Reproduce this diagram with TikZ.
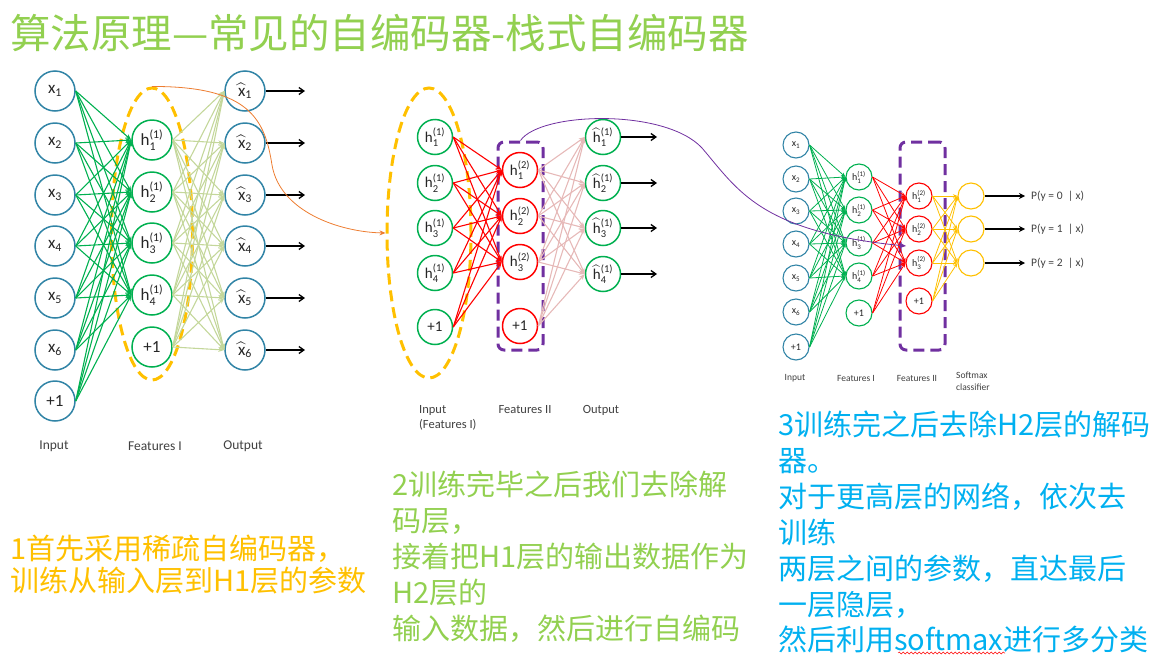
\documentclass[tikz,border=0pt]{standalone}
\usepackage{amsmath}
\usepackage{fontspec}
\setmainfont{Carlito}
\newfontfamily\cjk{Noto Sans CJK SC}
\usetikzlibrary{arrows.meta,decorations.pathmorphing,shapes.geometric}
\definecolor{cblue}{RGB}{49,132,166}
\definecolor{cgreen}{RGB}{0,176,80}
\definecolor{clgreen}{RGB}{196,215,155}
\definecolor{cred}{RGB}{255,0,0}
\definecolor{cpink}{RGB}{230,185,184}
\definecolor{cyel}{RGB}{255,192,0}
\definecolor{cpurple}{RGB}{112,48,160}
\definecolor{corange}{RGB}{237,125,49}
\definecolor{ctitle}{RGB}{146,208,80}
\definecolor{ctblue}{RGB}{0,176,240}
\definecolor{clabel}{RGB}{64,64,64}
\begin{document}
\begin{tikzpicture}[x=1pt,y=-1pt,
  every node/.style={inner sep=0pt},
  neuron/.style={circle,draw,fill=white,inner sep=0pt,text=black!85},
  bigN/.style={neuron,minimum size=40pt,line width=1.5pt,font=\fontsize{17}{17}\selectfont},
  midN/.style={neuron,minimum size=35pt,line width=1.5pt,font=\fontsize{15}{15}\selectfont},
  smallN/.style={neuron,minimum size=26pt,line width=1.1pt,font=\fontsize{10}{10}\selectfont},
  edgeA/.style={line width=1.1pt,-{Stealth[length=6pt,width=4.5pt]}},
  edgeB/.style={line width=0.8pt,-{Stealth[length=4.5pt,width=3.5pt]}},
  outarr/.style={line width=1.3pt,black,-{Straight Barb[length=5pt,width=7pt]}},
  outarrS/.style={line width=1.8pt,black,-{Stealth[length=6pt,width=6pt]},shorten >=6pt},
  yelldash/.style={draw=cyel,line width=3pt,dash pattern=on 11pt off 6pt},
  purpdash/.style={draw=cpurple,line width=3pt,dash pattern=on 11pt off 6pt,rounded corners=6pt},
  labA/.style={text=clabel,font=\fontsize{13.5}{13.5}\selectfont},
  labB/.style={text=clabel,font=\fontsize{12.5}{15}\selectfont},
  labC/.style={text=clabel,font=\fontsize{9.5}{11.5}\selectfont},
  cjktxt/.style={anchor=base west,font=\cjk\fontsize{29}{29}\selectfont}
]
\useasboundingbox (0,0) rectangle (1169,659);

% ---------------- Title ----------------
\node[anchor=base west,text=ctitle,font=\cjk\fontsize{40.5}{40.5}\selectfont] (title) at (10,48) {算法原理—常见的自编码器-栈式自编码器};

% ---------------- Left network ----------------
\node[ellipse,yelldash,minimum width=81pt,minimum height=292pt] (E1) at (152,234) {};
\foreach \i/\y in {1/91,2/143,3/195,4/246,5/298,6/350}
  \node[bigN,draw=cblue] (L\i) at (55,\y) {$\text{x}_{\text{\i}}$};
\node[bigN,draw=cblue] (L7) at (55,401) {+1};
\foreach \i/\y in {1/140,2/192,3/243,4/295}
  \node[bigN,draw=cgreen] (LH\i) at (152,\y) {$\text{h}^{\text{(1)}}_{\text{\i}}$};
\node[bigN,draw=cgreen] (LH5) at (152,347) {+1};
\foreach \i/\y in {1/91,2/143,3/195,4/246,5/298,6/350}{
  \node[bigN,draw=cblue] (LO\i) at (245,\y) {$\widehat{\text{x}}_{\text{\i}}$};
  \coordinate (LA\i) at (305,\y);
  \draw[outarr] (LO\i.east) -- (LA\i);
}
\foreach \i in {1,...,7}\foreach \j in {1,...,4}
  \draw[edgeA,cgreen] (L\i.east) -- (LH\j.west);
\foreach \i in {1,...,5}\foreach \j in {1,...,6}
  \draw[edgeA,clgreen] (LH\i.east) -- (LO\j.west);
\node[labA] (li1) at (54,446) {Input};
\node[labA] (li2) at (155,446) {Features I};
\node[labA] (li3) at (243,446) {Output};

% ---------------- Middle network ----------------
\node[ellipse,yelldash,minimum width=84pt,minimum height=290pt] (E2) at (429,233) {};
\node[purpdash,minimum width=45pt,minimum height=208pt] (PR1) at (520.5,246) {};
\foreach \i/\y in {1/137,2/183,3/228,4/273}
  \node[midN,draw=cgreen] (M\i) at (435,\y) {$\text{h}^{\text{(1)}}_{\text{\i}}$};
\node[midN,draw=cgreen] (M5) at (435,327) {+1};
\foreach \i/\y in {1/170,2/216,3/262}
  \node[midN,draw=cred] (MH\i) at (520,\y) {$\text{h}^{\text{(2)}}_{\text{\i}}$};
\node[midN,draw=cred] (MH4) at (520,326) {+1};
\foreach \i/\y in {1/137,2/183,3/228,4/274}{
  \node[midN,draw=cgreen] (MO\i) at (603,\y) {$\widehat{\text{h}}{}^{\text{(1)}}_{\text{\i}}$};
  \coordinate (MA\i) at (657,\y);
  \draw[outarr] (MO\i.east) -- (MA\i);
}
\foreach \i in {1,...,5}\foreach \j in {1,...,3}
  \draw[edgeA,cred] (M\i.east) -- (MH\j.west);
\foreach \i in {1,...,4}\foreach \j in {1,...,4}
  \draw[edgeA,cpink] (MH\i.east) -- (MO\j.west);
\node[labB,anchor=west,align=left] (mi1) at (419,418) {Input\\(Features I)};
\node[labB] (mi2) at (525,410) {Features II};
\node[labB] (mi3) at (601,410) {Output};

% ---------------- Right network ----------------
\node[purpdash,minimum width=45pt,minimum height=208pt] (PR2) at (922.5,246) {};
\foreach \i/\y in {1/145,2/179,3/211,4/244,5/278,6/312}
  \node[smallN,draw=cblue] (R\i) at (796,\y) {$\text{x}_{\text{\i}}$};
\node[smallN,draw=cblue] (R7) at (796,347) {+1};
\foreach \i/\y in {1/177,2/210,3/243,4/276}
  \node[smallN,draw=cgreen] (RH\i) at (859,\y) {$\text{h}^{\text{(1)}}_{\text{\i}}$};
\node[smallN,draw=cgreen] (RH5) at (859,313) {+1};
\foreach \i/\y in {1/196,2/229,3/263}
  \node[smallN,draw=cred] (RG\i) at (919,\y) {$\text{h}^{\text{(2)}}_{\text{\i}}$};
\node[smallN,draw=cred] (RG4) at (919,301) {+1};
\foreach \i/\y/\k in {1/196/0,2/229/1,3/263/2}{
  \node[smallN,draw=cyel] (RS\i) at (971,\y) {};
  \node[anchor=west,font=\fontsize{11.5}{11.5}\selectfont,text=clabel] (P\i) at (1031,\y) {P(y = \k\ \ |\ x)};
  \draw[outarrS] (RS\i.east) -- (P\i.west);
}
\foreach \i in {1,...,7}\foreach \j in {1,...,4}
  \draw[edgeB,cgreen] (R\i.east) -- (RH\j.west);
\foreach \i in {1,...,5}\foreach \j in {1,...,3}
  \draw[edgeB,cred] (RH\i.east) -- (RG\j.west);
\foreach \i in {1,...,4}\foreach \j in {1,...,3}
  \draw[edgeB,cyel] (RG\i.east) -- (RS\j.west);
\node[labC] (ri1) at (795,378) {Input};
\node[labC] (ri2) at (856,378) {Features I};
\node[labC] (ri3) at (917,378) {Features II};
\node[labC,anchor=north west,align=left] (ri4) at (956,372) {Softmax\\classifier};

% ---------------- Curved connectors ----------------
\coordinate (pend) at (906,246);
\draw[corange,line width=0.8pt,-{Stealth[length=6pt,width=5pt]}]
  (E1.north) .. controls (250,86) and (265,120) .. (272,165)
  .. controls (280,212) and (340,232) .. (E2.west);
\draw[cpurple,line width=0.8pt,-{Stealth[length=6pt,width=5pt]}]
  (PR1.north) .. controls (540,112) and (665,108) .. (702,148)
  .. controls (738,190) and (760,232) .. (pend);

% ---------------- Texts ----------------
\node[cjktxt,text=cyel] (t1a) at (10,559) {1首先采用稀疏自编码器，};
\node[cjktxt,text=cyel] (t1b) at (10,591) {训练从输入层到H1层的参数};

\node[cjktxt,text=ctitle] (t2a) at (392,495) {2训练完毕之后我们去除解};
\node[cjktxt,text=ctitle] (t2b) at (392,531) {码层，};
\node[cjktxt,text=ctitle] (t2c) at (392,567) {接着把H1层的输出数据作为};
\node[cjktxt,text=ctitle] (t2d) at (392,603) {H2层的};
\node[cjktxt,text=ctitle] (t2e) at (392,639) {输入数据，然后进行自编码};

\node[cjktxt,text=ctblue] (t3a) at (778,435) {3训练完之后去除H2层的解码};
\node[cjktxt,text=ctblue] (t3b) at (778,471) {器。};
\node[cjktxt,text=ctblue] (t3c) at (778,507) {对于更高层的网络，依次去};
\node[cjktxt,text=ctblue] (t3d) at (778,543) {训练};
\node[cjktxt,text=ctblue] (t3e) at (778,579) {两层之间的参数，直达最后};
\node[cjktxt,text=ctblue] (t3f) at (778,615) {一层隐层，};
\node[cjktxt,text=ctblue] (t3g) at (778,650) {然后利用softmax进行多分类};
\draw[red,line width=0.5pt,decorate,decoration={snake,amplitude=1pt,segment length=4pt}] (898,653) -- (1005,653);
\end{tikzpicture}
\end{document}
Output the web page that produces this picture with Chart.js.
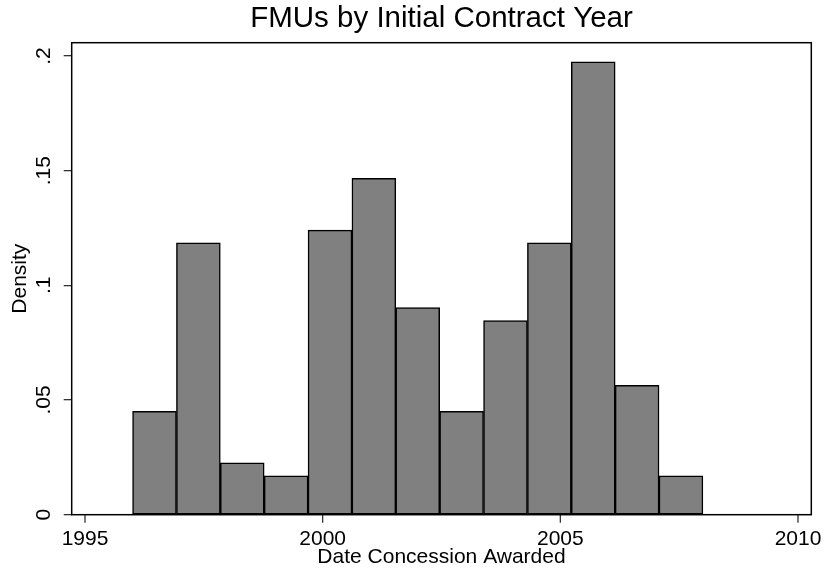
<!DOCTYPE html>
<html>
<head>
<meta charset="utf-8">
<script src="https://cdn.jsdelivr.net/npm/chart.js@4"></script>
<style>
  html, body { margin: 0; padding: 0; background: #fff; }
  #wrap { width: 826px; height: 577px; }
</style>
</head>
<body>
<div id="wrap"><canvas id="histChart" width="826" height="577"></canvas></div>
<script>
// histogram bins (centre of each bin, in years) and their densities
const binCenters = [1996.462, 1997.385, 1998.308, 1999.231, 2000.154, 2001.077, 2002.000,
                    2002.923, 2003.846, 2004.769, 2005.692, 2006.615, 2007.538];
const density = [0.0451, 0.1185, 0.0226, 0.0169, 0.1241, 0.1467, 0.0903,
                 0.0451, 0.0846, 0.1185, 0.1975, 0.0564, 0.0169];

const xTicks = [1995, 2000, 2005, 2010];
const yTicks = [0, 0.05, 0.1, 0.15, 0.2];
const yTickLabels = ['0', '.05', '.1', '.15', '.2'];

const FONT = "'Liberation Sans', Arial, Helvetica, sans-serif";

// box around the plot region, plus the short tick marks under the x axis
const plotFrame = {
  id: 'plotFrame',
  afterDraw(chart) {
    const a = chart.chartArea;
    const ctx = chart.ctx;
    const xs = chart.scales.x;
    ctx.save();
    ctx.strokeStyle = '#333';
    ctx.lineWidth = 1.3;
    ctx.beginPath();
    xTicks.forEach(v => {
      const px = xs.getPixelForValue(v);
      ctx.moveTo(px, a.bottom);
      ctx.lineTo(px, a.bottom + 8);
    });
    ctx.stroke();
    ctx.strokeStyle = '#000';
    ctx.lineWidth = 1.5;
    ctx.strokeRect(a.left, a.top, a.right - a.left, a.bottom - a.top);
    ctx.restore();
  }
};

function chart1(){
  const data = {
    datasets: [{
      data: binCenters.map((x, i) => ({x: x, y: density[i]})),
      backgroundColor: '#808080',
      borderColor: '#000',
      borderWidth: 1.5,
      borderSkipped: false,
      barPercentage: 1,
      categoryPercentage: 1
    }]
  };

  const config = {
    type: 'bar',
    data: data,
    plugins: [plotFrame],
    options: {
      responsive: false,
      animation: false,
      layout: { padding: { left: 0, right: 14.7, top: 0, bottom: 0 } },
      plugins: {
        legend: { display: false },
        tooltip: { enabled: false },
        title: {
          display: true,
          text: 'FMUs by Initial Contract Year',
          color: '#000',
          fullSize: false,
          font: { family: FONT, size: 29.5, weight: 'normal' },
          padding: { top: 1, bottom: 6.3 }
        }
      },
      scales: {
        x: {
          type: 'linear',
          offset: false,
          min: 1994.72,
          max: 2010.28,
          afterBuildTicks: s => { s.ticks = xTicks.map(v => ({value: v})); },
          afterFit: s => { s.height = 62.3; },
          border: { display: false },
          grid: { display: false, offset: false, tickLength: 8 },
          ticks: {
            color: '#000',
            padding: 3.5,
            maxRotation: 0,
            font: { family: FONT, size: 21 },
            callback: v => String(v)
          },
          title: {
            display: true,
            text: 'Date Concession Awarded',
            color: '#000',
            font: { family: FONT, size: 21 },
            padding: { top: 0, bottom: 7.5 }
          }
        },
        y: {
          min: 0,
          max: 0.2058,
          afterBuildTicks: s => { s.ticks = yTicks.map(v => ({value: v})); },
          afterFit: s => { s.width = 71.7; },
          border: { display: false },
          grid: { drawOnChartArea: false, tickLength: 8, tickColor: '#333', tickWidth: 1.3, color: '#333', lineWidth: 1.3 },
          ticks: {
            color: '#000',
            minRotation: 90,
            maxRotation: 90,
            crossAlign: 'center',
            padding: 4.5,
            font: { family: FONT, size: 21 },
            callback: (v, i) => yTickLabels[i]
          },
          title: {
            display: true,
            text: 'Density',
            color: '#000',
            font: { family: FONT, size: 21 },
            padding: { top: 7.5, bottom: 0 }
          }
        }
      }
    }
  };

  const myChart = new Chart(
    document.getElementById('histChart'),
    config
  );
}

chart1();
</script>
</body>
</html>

> _Task statement_: Take the lines from the first line of the entries through the line with "(title) at (10,48)", inclusive, and give them again exactly, minus any pictures.

> _Task response_:
Reproduce this diagram with TikZ.
\documentclass[tikz,border=0pt]{standalone}
\usepackage{amsmath}
\usepackage{fontspec}
\setmainfont{Carlito}
\newfontfamily\cjk{Noto Sans CJK SC}
\usetikzlibrary{arrows.meta,decorations.pathmorphing,shapes.geometric}
\definecolor{cblue}{RGB}{49,132,166}
\definecolor{cgreen}{RGB}{0,176,80}
\definecolor{clgreen}{RGB}{196,215,155}
\definecolor{cred}{RGB}{255,0,0}
\definecolor{cpink}{RGB}{230,185,184}
\definecolor{cyel}{RGB}{255,192,0}
\definecolor{cpurple}{RGB}{112,48,160}
\definecolor{corange}{RGB}{237,125,49}
\definecolor{ctitle}{RGB}{146,208,80}
\definecolor{ctblue}{RGB}{0,176,240}
\definecolor{clabel}{RGB}{64,64,64}
\begin{document}
\begin{tikzpicture}[x=1pt,y=-1pt,
  every node/.style={inner sep=0pt},
  neuron/.style={circle,draw,fill=white,inner sep=0pt,text=black!85},
  bigN/.style={neuron,minimum size=40pt,line width=1.5pt,font=\fontsize{17}{17}\selectfont},
  midN/.style={neuron,minimum size=35pt,line width=1.5pt,font=\fontsize{15}{15}\selectfont},
  smallN/.style={neuron,minimum size=26pt,line width=1.1pt,font=\fontsize{10}{10}\selectfont},
  edgeA/.style={line width=1.1pt,-{Stealth[length=6pt,width=4.5pt]}},
  edgeB/.style={line width=0.8pt,-{Stealth[length=4.5pt,width=3.5pt]}},
  outarr/.style={line width=1.3pt,black,-{Straight Barb[length=5pt,width=7pt]}},
  outarrS/.style={line width=1.8pt,black,-{Stealth[length=6pt,width=6pt]},shorten >=6pt},
  yelldash/.style={draw=cyel,line width=3pt,dash pattern=on 11pt off 6pt},
  purpdash/.style={draw=cpurple,line width=3pt,dash pattern=on 11pt off 6pt,rounded corners=6pt},
  labA/.style={text=clabel,font=\fontsize{13.5}{13.5}\selectfont},
  labB/.style={text=clabel,font=\fontsize{12.5}{15}\selectfont},
  labC/.style={text=clabel,font=\fontsize{9.5}{11.5}\selectfont},
  cjktxt/.style={anchor=base west,font=\cjk\fontsize{29}{29}\selectfont}
]
\useasboundingbox (0,0) rectangle (1169,659);

% ---------------- Title ----------------
\node[anchor=base west,text=ctitle,font=\cjk\fontsize{40.5}{40.5}\selectfont] (title) at (10,48) {算法原理—常见的自编码器-栈式自编码器};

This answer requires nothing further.